The Westminster Confession also expresses this great truth under the heading of divine providence. The Westminster divines wrote, “The most wise, righteous, and gracious God doth oftentimes leave, for a season, his own children to manifold temptations, and the corruption of their own hearts, to chastise them for their former sins, or to discover unto them the hidden strength of corruption and deceitfulness of their hearts, that they may be humbled and to raise them to a more close and constant dependence for their support upon himself, and to make them more watchful against all future occasions of sin.”

So even when God devises a plan against a person or a nation, it is not etched in stone; it is not permanent and immutable. The God who devised an evil plan against Israel in Jeremiah 18 will promise their restoration in Jeremiah 29. “For thus says the Lord: Only when Babylon’s seventy years are completed will I visit you, and I will fulfill to you my promise and bring you back to this place. For surely, I know the plans I have for you, says the Lord, plans for your welfare and not for harm, to give you a future with hope. Then when you call upon me and come and pray to me, I will hear you. When you search for me, you will find me; if you seek me with all your heart, I will let you find me, says the Lord, and I will restore your fortunes and gather you from all the nations and all the places where I have driven you, says the Lord, and I will bring you back to the place from which I sent you into exile” (Jer. 29:10-14). Verse 11 is a great verse to commit to memory. “For surely I know the plans I have for you, says the Lord, plans for your welfare and not for harm, to give you a future with hope.”

So, how firmly fixed is the future? We are merely clay in the hands of the cosmic potter. God can fashion us as seems good to him. God can pluck up, break down or destroy, but God desires to build and to plant. The great unknown seems to be the human element. Will we turn from our evil ways? Will we amend our ways and our doings?

Yet, even when we harden our hearts, even when we say to ourselves, “It is no use! We will follow our own plans, and each of us will act according to the stubbornness of our evil way,” even then God has plans for our welfare to give us a future with hope. It seems that there is an openness to God’s plans for us. God’s future for us is responsive to our behavior.
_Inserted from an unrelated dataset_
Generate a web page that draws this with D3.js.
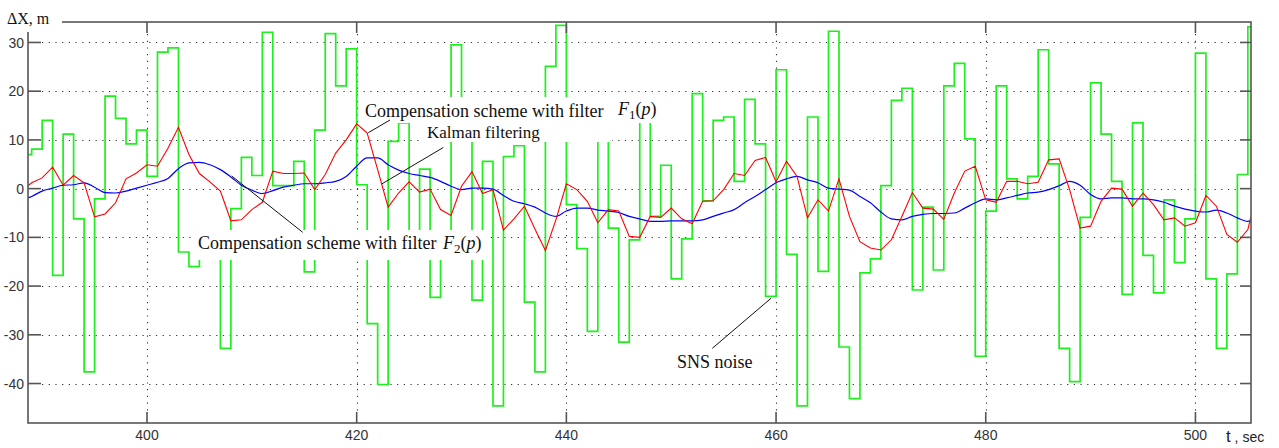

This means that while there is life there is hope. So, hear the good news of this text. Though we are marred, God can remake us. We can change for the better. We are not locked into a future we cannot change or by a past that is set in stone.
The steadfast love of the Lord never ceases. God's mercies never come to an end. They are new every morning. Indeed, great is God's faithfulness. (See Lam. 3:22-23) Indeed, the Lord hath appeared of old unto me, saying, yea, I have loved thee with an everlasting love: therefore, with lovingkindness have I drawn thee. (See Jer. 31:3) Thanks be to God that mercy triumphs over judgment.

Let us pray. O Lord, thou art our Father. We are the clay. Thou art the potter. We are all the work of your hands. Mold us, Lord, into your perfect will. Mold us, Lord, with your hands. Use us, Lord, to show your glory here to those of us who do not understand. In Jesus’ name. Amen.